_Problem to solve_
Leave out the images and repeat the listing below without a single change.

_Information supplied_
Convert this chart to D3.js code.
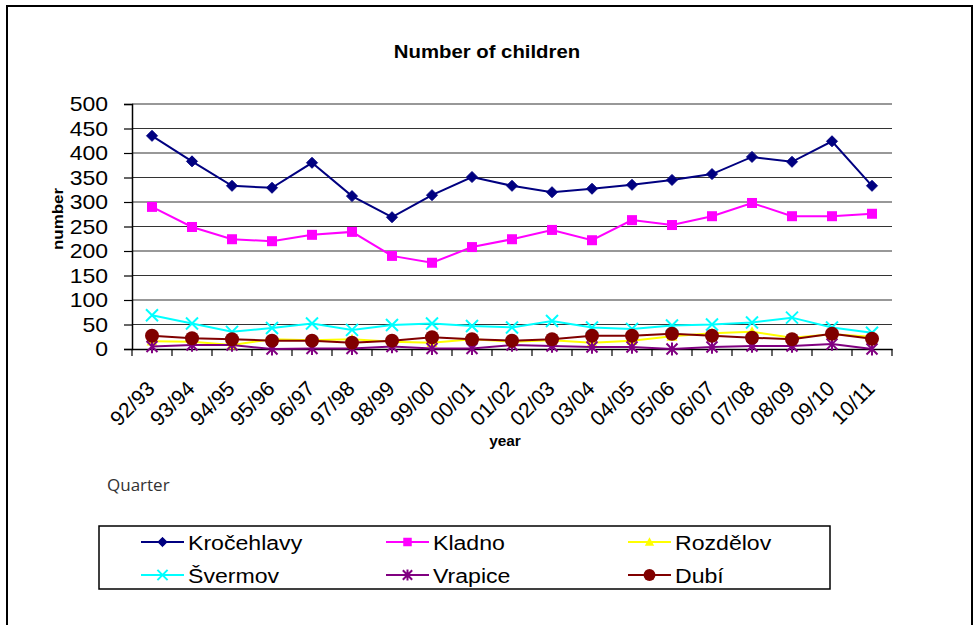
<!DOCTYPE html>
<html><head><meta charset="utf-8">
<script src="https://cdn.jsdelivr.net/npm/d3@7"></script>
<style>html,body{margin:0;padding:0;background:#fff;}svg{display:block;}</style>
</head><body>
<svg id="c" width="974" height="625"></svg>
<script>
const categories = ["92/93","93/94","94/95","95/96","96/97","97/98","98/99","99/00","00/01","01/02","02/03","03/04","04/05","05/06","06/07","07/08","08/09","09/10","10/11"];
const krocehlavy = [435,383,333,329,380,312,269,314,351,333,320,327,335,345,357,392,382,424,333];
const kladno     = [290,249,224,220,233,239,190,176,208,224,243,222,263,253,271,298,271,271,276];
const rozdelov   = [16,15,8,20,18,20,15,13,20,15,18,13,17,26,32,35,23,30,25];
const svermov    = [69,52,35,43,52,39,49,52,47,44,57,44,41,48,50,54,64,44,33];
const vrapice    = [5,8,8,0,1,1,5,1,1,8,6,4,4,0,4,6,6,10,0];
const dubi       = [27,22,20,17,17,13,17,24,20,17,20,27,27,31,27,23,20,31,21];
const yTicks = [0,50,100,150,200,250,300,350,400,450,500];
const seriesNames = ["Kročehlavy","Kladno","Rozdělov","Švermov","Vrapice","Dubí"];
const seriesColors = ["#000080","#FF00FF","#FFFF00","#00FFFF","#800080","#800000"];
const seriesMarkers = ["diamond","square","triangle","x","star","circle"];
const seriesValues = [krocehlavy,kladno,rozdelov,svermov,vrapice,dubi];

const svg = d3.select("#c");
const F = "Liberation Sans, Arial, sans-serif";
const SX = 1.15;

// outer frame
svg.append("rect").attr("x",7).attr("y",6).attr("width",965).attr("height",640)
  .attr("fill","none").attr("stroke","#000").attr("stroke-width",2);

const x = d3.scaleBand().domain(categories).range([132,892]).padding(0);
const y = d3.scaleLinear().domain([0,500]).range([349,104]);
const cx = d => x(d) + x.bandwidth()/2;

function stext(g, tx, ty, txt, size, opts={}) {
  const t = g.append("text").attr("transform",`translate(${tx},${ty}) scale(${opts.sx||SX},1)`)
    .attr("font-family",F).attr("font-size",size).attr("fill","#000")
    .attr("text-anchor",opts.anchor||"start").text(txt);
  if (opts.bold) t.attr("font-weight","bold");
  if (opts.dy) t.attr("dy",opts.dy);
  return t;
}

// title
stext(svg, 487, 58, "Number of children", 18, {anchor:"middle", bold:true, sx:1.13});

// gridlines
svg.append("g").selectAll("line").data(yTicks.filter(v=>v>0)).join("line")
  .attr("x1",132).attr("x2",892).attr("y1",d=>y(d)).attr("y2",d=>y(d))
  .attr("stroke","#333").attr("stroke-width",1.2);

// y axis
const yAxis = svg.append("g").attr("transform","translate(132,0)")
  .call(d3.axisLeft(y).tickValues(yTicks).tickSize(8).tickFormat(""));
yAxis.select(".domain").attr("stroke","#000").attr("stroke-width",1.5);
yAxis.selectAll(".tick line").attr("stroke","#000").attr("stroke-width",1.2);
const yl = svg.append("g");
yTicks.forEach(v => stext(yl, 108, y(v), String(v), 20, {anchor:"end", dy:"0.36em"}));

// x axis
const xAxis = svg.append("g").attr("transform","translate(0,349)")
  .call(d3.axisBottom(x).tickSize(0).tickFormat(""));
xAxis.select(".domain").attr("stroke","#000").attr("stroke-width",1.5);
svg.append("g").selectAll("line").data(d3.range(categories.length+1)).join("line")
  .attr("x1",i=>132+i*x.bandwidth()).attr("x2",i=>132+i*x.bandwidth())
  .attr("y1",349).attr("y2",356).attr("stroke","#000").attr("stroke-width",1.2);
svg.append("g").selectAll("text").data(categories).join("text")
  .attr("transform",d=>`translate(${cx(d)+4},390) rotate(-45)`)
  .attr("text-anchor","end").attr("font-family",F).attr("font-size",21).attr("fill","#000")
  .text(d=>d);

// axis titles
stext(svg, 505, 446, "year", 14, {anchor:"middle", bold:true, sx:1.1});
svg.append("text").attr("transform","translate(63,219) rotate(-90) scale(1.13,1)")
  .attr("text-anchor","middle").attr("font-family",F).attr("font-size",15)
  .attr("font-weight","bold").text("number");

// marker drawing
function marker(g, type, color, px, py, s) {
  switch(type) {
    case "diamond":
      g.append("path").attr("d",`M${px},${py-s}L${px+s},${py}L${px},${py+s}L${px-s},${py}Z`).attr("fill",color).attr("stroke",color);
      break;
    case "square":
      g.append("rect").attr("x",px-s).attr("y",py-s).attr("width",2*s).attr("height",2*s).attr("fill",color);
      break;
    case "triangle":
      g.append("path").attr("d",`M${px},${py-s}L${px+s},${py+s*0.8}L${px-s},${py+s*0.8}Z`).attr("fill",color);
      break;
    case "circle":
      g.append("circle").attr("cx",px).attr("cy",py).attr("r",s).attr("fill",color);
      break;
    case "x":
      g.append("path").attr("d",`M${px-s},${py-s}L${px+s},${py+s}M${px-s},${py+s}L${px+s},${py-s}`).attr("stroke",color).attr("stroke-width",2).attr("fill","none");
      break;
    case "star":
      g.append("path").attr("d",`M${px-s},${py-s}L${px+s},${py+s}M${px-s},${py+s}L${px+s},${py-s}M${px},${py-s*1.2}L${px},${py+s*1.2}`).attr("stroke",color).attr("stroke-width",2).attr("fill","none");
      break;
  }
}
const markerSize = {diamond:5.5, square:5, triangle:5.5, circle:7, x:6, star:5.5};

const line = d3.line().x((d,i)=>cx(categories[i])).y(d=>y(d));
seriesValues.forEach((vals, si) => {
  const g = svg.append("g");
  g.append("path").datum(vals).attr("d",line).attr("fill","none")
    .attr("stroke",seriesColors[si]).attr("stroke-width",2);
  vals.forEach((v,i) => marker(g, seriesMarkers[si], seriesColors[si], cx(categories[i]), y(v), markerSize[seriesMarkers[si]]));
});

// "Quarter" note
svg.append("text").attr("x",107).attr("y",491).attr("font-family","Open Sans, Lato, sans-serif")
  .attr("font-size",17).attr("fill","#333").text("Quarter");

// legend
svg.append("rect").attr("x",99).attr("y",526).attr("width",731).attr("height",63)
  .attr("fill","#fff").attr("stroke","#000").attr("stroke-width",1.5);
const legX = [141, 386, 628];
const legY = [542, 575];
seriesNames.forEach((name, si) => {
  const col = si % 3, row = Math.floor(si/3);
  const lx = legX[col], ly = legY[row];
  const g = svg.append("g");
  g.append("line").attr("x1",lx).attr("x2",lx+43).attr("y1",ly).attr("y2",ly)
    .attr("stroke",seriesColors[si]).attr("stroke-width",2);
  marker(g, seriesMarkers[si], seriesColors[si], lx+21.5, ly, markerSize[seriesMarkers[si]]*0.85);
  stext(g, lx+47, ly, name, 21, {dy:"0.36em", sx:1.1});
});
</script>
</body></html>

_Solution to the problem_
Convert this chart to D3.js code.
<!DOCTYPE html>
<html><head><meta charset="utf-8">
<script src="https://cdn.jsdelivr.net/npm/d3@7"></script>
<style>html,body{margin:0;padding:0;background:#fff;}svg{display:block;}</style>
</head><body>
<svg id="c" width="974" height="625"></svg>
<script>
const categories = ["92/93","93/94","94/95","95/96","96/97","97/98","98/99","99/00","00/01","01/02","02/03","03/04","04/05","05/06","06/07","07/08","08/09","09/10","10/11"];
const krocehlavy = [435,383,333,329,380,312,269,314,351,333,320,327,335,345,357,392,382,424,333];
const kladno     = [290,249,224,220,233,239,190,176,208,224,243,222,263,253,271,298,271,271,276];
const rozdelov   = [16,15,8,20,18,20,15,13,20,15,18,13,17,26,32,35,23,30,25];
const svermov    = [69,52,35,43,52,39,49,52,47,44,57,44,41,48,50,54,64,44,33];
const vrapice    = [5,8,8,0,1,1,5,1,1,8,6,4,4,0,4,6,6,10,0];
const dubi       = [27,22,20,17,17,13,17,24,20,17,20,27,27,31,27,23,20,31,21];
const yTicks = [0,50,100,150,200,250,300,350,400,450,500];
const seriesNames = ["Kročehlavy","Kladno","Rozdělov","Švermov","Vrapice","Dubí"];
const seriesColors = ["#000080","#FF00FF","#FFFF00","#00FFFF","#800080","#800000"];
const seriesMarkers = ["diamond","square","triangle","x","star","circle"];
const seriesValues = [krocehlavy,kladno,rozdelov,svermov,vrapice,dubi];

const svg = d3.select("#c");
const F = "Liberation Sans, Arial, sans-serif";
const SX = 1.15;

// outer frame
svg.append("rect").attr("x",7).attr("y",6).attr("width",965).attr("height",640)
  .attr("fill","none").attr("stroke","#000").attr("stroke-width",2);

const x = d3.scaleBand().domain(categories).range([132,892]).padding(0);
const y = d3.scaleLinear().domain([0,500]).range([349,104]);
const cx = d => x(d) + x.bandwidth()/2;

function stext(g, tx, ty, txt, size, opts={}) {
  const t = g.append("text").attr("transform",`translate(${tx},${ty}) scale(${opts.sx||SX},1)`)
    .attr("font-family",F).attr("font-size",size).attr("fill","#000")
    .attr("text-anchor",opts.anchor||"start").text(txt);
  if (opts.bold) t.attr("font-weight","bold");
  if (opts.dy) t.attr("dy",opts.dy);
  return t;
}

// title
stext(svg, 487, 58, "Number of children", 18, {anchor:"middle", bold:true, sx:1.13});

// gridlines
svg.append("g").selectAll("line").data(yTicks.filter(v=>v>0)).join("line")
  .attr("x1",132).attr("x2",892).attr("y1",d=>y(d)).attr("y2",d=>y(d))
  .attr("stroke","#333").attr("stroke-width",1.2);

// y axis
const yAxis = svg.append("g").attr("transform","translate(132,0)")
  .call(d3.axisLeft(y).tickValues(yTicks).tickSize(8).tickFormat(""));
yAxis.select(".domain").attr("stroke","#000").attr("stroke-width",1.5);
yAxis.selectAll(".tick line").attr("stroke","#000").attr("stroke-width",1.2);
const yl = svg.append("g");
yTicks.forEach(v => stext(yl, 108, y(v), String(v), 20, {anchor:"end", dy:"0.36em"}));

// x axis
const xAxis = svg.append("g").attr("transform","translate(0,349)")
  .call(d3.axisBottom(x).tickSize(0).tickFormat(""));
xAxis.select(".domain").attr("stroke","#000").attr("stroke-width",1.5);
svg.append("g").selectAll("line").data(d3.range(categories.length+1)).join("line")
  .attr("x1",i=>132+i*x.bandwidth()).attr("x2",i=>132+i*x.bandwidth())
  .attr("y1",349).attr("y2",356).attr("stroke","#000").attr("stroke-width",1.2);
svg.append("g").selectAll("text").data(categories).join("text")
  .attr("transform",d=>`translate(${cx(d)+4},390) rotate(-45)`)
  .attr("text-anchor","end").attr("font-family",F).attr("font-size",21).attr("fill","#000")
  .text(d=>d);

// axis titles
stext(svg, 505, 446, "year", 14, {anchor:"middle", bold:true, sx:1.1});
svg.append("text").attr("transform","translate(63,219) rotate(-90) scale(1.13,1)")
  .attr("text-anchor","middle").attr("font-family",F).attr("font-size",15)
  .attr("font-weight","bold").text("number");

// marker drawing
function marker(g, type, color, px, py, s) {
  switch(type) {
    case "diamond":
      g.append("path").attr("d",`M${px},${py-s}L${px+s},${py}L${px},${py+s}L${px-s},${py}Z`).attr("fill",color).attr("stroke",color);
      break;
    case "square":
      g.append("rect").attr("x",px-s).attr("y",py-s).attr("width",2*s).attr("height",2*s).attr("fill",color);
      break;
    case "triangle":
      g.append("path").attr("d",`M${px},${py-s}L${px+s},${py+s*0.8}L${px-s},${py+s*0.8}Z`).attr("fill",color);
      break;
    case "circle":
      g.append("circle").attr("cx",px).attr("cy",py).attr("r",s).attr("fill",color);
      break;
    case "x":
      g.append("path").attr("d",`M${px-s},${py-s}L${px+s},${py+s}M${px-s},${py+s}L${px+s},${py-s}`).attr("stroke",color).attr("stroke-width",2).attr("fill","none");
      break;
    case "star":
      g.append("path").attr("d",`M${px-s},${py-s}L${px+s},${py+s}M${px-s},${py+s}L${px+s},${py-s}M${px},${py-s*1.2}L${px},${py+s*1.2}`).attr("stroke",color).attr("stroke-width",2).attr("fill","none");
      break;
  }
}
const markerSize = {diamond:5.5, square:5, triangle:5.5, circle:7, x:6, star:5.5};

const line = d3.line().x((d,i)=>cx(categories[i])).y(d=>y(d));
seriesValues.forEach((vals, si) => {
  const g = svg.append("g");
  g.append("path").datum(vals).attr("d",line).attr("fill","none")
    .attr("stroke",seriesColors[si]).attr("stroke-width",2);
  vals.forEach((v,i) => marker(g, seriesMarkers[si], seriesColors[si], cx(categories[i]), y(v), markerSize[seriesMarkers[si]]));
});

// "Quarter" note
svg.append("text").attr("x",107).attr("y",491).attr("font-family","Open Sans, Lato, sans-serif")
  .attr("font-size",17).attr("fill","#333").text("Quarter");

// legend
svg.append("rect").attr("x",99).attr("y",526).attr("width",731).attr("height",63)
  .attr("fill","#fff").attr("stroke","#000").attr("stroke-width",1.5);
const legX = [141, 386, 628];
const legY = [542, 575];
seriesNames.forEach((name, si) => {
  const col = si % 3, row = Math.floor(si/3);
  const lx = legX[col], ly = legY[row];
  const g = svg.append("g");
  g.append("line").attr("x1",lx).attr("x2",lx+43).attr("y1",ly).attr("y2",ly)
    .attr("stroke",seriesColors[si]).attr("stroke-width",2);
  marker(g, seriesMarkers[si], seriesColors[si], lx+21.5, ly, markerSize[seriesMarkers[si]]*0.85);
  stext(g, lx+47, ly, name, 21, {dy:"0.36em", sx:1.1});
});
</script>
</body></html>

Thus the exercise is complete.